My favorite of them all is a bittersweet little story, “Rusty Love Suzie,” featuring Jake Blosser, whom we first meet as a high school athlete hanging out with his less disciplined buddies in “Super Nova.” Now he’s the town’s police chief trying to protect the water tower from former schoolmates who paint their names on it. The mayor’s worried about liability if someone falls off doing the mischief, and Chief Jake’s hoping to talk some sense into the perps. But Rusty Weaver, whom we meet in “Thunder Snow” making out in the back seat of Dean’s Jeep with Suzie while Dean and Rhonda are doing the same in the front. Anyway, fast-forwarding, Rusty and Suzie marry and divorce, and Suzie dies, so Rusty, on what would have been their fortieth anniversary, climbs the tower and, with a paintbrush. honors her memory.

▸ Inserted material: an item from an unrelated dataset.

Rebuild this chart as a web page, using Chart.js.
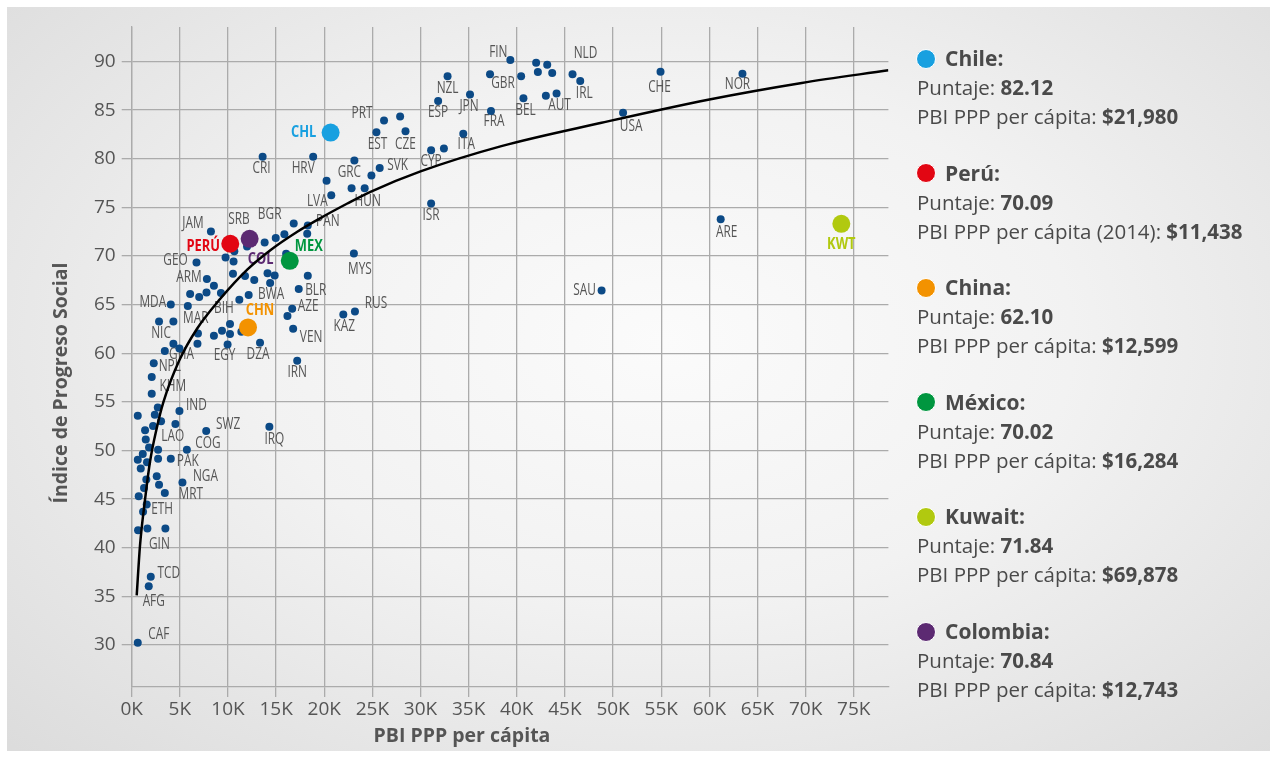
<!DOCTYPE html>
<html><head><meta charset="utf-8">
<script src="https://cdn.jsdelivr.net/npm/chart.js@4.4.1/dist/chart.umd.min.js"></script>
<style>
html,body{margin:0;padding:0;background:#fff;width:1277px;height:758px;overflow:hidden;}
#panel{position:absolute;left:7px;top:7px;width:1263px;height:744px;
 background:radial-gradient(ellipse 72% 78% at 52% 45%, #fbfbfb 0%, #f2f2f2 45%, #dcdcdc 100%);}
#wrap{position:absolute;left:0;top:0;width:900px;height:758px;}
.ttl{position:absolute;font-family:"Open Sans",sans-serif;font-weight:bold;font-size:19.5px;color:#555;white-space:nowrap;text-align:center;line-height:26px;}
#side{position:absolute;left:0;top:0;width:1277px;height:758px;font-family:"Open Sans",sans-serif;color:#4a4a4a;}
.ln{position:absolute;left:917px;white-space:nowrap;font-size:20.5px;line-height:29px;}
.hd{position:absolute;left:945px;white-space:nowrap;font-size:21px;font-weight:bold;line-height:29px;}
.dot{position:absolute;left:916px;width:20px;height:20px;border-radius:50%;border:1.5px solid #fff;box-sizing:border-box;}
b{font-weight:bold;}
</style></head>
<body>
<div id="panel"></div>
<div id="wrap"><canvas id="c" width="900" height="758"></canvas></div>
<div class="ttl" style="left:262px;top:722px;width:400px;">PBI PPP per cápita</div>
<div class="ttl" style="left:-140px;top:370px;width:400px;transform:rotate(-90deg);">Índice de Progreso Social</div>
<div id="side"></div>
<script>
// ---- Data (GDP PPP per capita in thousands USD, Social Progress Index) ----
const countryCodes = ['', 'LVA', '', 'HUN', 'JAM', '', 'PAN', '', '', '', '', 'SRB', 'BGR', '', '', '',
 'GEO', '', '', '', '', '', 'BWA', '', 'BLR', 'ARM', '', '', '', '', 'BIH', '', '', 'MDA', 'MAR', 'AZE', '',
 'KAZ', 'RUS', 'MYS', 'VEN', '', '', '', '', '', '', '', 'EGY', 'DZA', 'NIC', '', '', 'GHA', '', 'IRN', 'NPL',
 '', 'KHM', '', 'IND', '', '', '', '', '', 'SWZ', 'IRQ', '', 'LAO', '', '', 'COG', '', '', '', '', 'PAK', '',
 '', '', 'NGA', '', '', 'MRT', '', '', 'ETH', '', 'GIN', '', 'TCD', 'AFG', 'CAF',
 'ESP', 'JPN', 'FRA', 'PRT', '', 'EST', 'CZE', 'ITA', 'CYP', '', 'CRI', 'HRV', 'GRC', 'SVK', '', 'ISR',
 'NZL', 'GBR', 'FIN', '', 'BEL', '', '', '', '', '', 'AUT', 'NLD', 'IRL', 'USA', 'CHE', 'NOR', 'ARE', 'SAU'];
const gdpPerCapitaK = [20.24, 20.73, 22.84, 24.2, 8.23, 16.83, 18.29, 18.23, 10.66, 9.75, 10.58, 11.98, 13.81, 14.96, 15.86, 16.04,
 6.73, 10.52, 11.77, 12.73, 14.11, 14.85, 14.38, 18.29, 17.35, 7.81, 8.54, 6.07, 7.01, 7.77, 9.27, 11.18, 12.15, 4.06, 5.83, 16.67, 16.18,
 21.98, 23.19, 23.08, 16.77, 6.88, 6.83, 10.21, 9.38, 10.21, 8.54, 11.39, 9.96, 13.33, 2.84, 4.33, 4.33, 4.96, 3.44, 17.19, 2.29,
 2.08, 2.08, 2.71, 4.96, 0.63, 2.4, 3.05, 4.54, 2.22, 7.74, 14.3, 1.39, 1.46, 1.8, 2.74, 5.73, 1.15, 0.63, 1.59, 2.74, 4.06, 0.94,
 2.6, 1.52, 5.27, 2.84, 1.28, 3.44, 0.73, 1.56, 1.18, 0.66, 1.63, 3.5, 1.98, 1.77, 0.63,
 31.83, 35.14, 37.32, 26.21, 27.88, 25.42, 28.44, 34.44, 31.1, 32.43, 13.6, 18.85, 23.13, 25.76, 24.9, 31.1,
 32.81, 37.22, 39.33, 40.45, 40.69, 42.01, 43.16, 42.19, 43.68, 43.02, 44.13, 45.79, 46.59, 51.04, 54.93, 63.44, 61.18, 48.81];
const socialProgressIndex = [77.73, 76.26, 76.98, 76.98, 72.52, 73.34, 73.14, 72.28, 70.5, 69.85, 69.44, 70.98, 71.39, 71.84, 72.25, 70.23,
 69.33, 68.17, 67.94, 67.53, 68.24, 68.0, 67.22, 67.97, 66.6, 67.63, 66.94, 66.09, 65.78, 66.25, 66.19, 65.5, 65.98, 65.02, 64.85, 64.58, 63.83,
 63.99, 64.3, 70.26, 62.52, 62.04, 60.98, 63.0, 62.32, 61.98, 61.8, 62.21, 60.91, 61.08, 63.27, 63.27, 60.98, 60.5, 60.23, 59.23, 58.96,
 57.56, 55.84, 54.43, 54.07, 53.58, 53.68, 53.0, 52.73, 52.52, 52.01, 52.45, 52.07, 51.12, 50.32, 50.09, 50.09, 49.65, 49.06, 48.78, 49.16, 49.16, 48.14,
 47.34, 47.01, 46.7, 46.49, 46.15, 45.64, 45.29, 44.44, 43.69, 41.8, 41.97, 41.97, 37.01, 36.04, 30.23,
 85.95, 86.6, 84.92, 83.93, 84.34, 82.73, 82.84, 82.56, 80.88, 81.05, 80.2, 80.2, 79.81, 79.06, 78.27, 75.4,
 88.49, 88.69, 90.16, 88.49, 86.23, 89.88, 89.68, 88.93, 88.83, 86.49, 86.7, 88.69, 88.0, 84.72, 88.96, 88.75, 73.79, 66.46];

const highlightCodes = ['CHL', 'PERÚ', 'CHN', 'MEX', 'KWT', 'COL'];
const highlightGdpK = [20.66, 10.24, 12.08, 16.42, 73.71, 12.25];
const highlightSpi = [82.69, 71.26, 62.66, 69.51, 73.31, 71.77];

const trendGdpK = [0.52, 0.86, 1.39, 1.91, 2.6, 3.3, 4.96, 6.77, 9.2, 12.0, 14.4, 17.2, 19.6, 22.4, 24.8, 30, 38.4, 48.8, 60, 69.6, 78.6];
const trendSpi = [35.1, 40.2, 45.0, 48.9, 52.3, 55.0, 59.3, 62.5, 65.6, 68.6, 70.6, 72.5, 73.9, 75.4, 76.6, 78.7, 81.3, 83.7, 86.1, 87.8, 89.1];

const panelNames = ['Chile', 'Perú', 'China', 'México', 'Kuwait', 'Colombia'];
const panelScores = ['82.12', '70.09', '62.10', '70.02', '71.84', '70.84'];
const panelGdpText = ['PBI PPP per cápita:', 'PBI PPP per cápita (2014):', 'PBI PPP per cápita:', 'PBI PPP per cápita:', 'PBI PPP per cápita:', 'PBI PPP per cápita:'];
const panelGdp = ['$21,980', '$11,438', '$12,599', '$16,284', '$69,878', '$12,743'];

// ---- Styles ----
const highlightColors = ['#18a0e0', '#e20613', '#f39200', '#00963f', '#b1c90f', '#5c2a72'];
const labelOffsets = {
 JAM:[-18,-8], SRB:[-8,-27], BGR:[5,-28], GEO:[-21,-2], ARM:[-18,-2], MDA:[-18,-2], BIH:[3,15], BWA:[1,11],
 BLR:[17,1], AZE:[16,-2], MAR:[8,12], NIC:[2,12], KAZ:[1,12], RUS:[21,-8], VEN:[18,9], MYS:[6,16], GHA:[2,6],
 EGY:[-3,11], DZA:[-2,12], IRN:[0,12], NPL:[16,3], KHM:[21,-7], IND:[17,-5], SWZ:[22,-7], LAO:[27,-3], COG:[21,-6],
 IRQ:[5,13], PAK:[17,3], NGA:[23,-6], MRT:[26,2], ETH:[19,-2], GIN:[12,16], TCD:[18,-3], AFG:[5,15], CAF:[21,-8],
 PRT:[-22,-7], EST:[1,12], CZE:[0,13], ESP:[0,12], JPN:[-1,12], FRA:[3,11], ITA:[3,11], CYP:[0,11], CRI:[-1,12],
 HRV:[-10,12], GRC:[-5,12], SVK:[18,-2], LVA:[-14,6], HUN:[3,13], ISR:[0,12], PAN:[20,-4], NZL:[0,12], GBR:[13,9],
 FIN:[-12,-8], BEL:[2,12], AUT:[3,12], NLD:[13,-21], IRL:[4,12], USA:[8,14], CHE:[-1,16], NOR:[-5,11], ARE:[6,13], SAU:[-17,0]
};
const highlightOffsets = [[-27,0],[-27,3],[12,-17],[19,-14],[0,20],[11,20]];
const labelFamily = '"Open Sans", sans-serif';
const gridColor = '#ababab';

function drawCondensed(ctx, text, px, py, sx) {
  ctx.save();
  ctx.translate(px, py);
  ctx.scale(sx, 1);
  ctx.fillText(text, 0, 0);
  ctx.restore();
}

const labelPlugin = {
  id: 'codeLabels',
  beforeDatasetsDraw(chart) {
    const {ctx, scales: {x, y}} = chart;
    ctx.save();
    ctx.textAlign = 'center';
    ctx.textBaseline = 'middle';
    ctx.font = '16px ' + labelFamily;
    ctx.fillStyle = '#555';
    countryCodes.forEach((code, i) => {
      if (!code) return;
      const o = labelOffsets[code] || [0, 12];
      drawCondensed(ctx, code, x.getPixelForValue(gdpPerCapitaK[i]) + o[0], y.getPixelForValue(socialProgressIndex[i]) + o[1], 0.74);
    });
    ctx.font = 'bold 16.5px ' + labelFamily;
    highlightCodes.forEach((code, i) => {
      const o = highlightOffsets[i];
      ctx.fillStyle = highlightColors[i];
      drawCondensed(ctx, code, x.getPixelForValue(highlightGdpK[i]) + o[0], y.getPixelForValue(highlightSpi[i]) + o[1], 0.78);
    });
    ctx.restore();
  }
};

const tickFont = {family: '"Open Sans", sans-serif', size: 19};

new Chart(document.getElementById('c'), {
  type: 'scatter',
  data: {
    datasets: [
      {label: 'Destacados', order: 0,
       data: highlightGdpK.map((v, i) => ({x: v, y: highlightSpi[i]})),
       backgroundColor: highlightColors, borderWidth: 0, pointRadius: 9},
      {label: 'Tendencia', type: 'line', order: 1,
       data: trendGdpK.map((v, i) => ({x: v, y: trendSpi[i]})),
       borderColor: '#000', borderWidth: 2.5, pointRadius: 0, fill: false, cubicInterpolationMode: 'monotone'},
      {label: 'Países', order: 2,
       data: gdpPerCapitaK.map((v, i) => ({x: v, y: socialProgressIndex[i]})),
       backgroundColor: '#0c4a86', borderWidth: 0, pointRadius: 4}
    ]
  },
  options: {
    responsive: false, animation: false,
    layout: {padding: {top: 27, right: 11.6, left: 0, bottom: 0}},
    plugins: {legend: {display: false}, tooltip: {enabled: false}},
    scales: {
      x: {type: 'linear', min: 0, max: 78.6,
          ticks: {stepSize: 5, includeBounds: false, callback: v => v + 'K', color: '#555', font: tickFont, padding: 1, maxRotation: 0, autoSkip: false},
          grid: {color: gridColor, lineWidth: 1.3, tickLength: 10},
          border: {color: gridColor, width: 1.3},
          afterFit: s => { s.height = 71; }},
      y: {type: 'linear', min: 25.68, max: 93.55,
          ticks: {stepSize: 5, includeBounds: false, color: '#555', font: tickFont, padding: 6},
          grid: {color: gridColor, lineWidth: 1.3, tickLength: 10},
          border: {color: gridColor, width: 1.3},
          afterFit: s => { s.width = 131.7; }}
    }
  },
  plugins: [labelPlugin]
});

// ---- Side panel ----
const side = document.getElementById('side');
panelNames.forEach((name, i) => {
  const cy = 58.5 + i * 114.6;
  const dot = document.createElement('div');
  dot.className = 'dot'; dot.style.top = (cy - 10) + 'px'; dot.style.background = highlightColors[i];
  side.appendChild(dot);
  const hd = document.createElement('div');
  hd.className = 'hd'; hd.style.top = (cy - 14.5) + 'px'; hd.textContent = name + ':';
  side.appendChild(hd);
  const l1 = document.createElement('div');
  l1.className = 'ln'; l1.style.top = (cy + 29 - 14.5) + 'px';
  l1.innerHTML = 'Puntaje: <b>' + panelScores[i] + '</b>';
  side.appendChild(l1);
  const l2 = document.createElement('div');
  l2.className = 'ln'; l2.style.top = (cy + 58 - 14.5) + 'px';
  l2.innerHTML = panelGdpText[i] + ' <b>' + panelGdp[i] + '</b>';
  side.appendChild(l2);
});
</script>
</body></html>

So, what kind of man arrested another for honoring his ex-wife’s memory on the damn water tower? Not Jake Blosser that was for sure. They didn’t pay me enough for that, especially with retirement on the horizon,” the chief reflects. When another of their friends’ wives dies of cancer, Blosser’s wife Kim starts worrying. She finds a lump in one of her breasts, goes to the doctor for tests. Meanwhile other husbands and lovers are climbing the tower to honor their women, and Blosser finally figures to hell with it. When Kim gets the good news her lump is benign, it’s time to celebrate. You already know how this is going to end, so I hope you won’t mind my laying it right out for you. Like I said, it’s my favorite of the collection. I’ve read it several times now, and I daresay you will, too. Here’s Chief Jake:

After I got hold of myself, I stopped by the Ace Hardware for spray paint, then cruised the water tower. I parked and considered the prayers, declarations, and remembrances, all heartfelt and honest, placed there by my neighbors. I climbed in broad daylight, uniform and badge in plain sight, and found the one remaining vacant corner. Like I said, they didn’t pay me enough, and retirement was just around the corner.
I made my contribution.
Jake and Kimmie Forever
Not to be outdone by Rusty Weaver, I used pink and purple paint, drew curly-cues and such.
Wondered what Fosner and the mayor would think about that.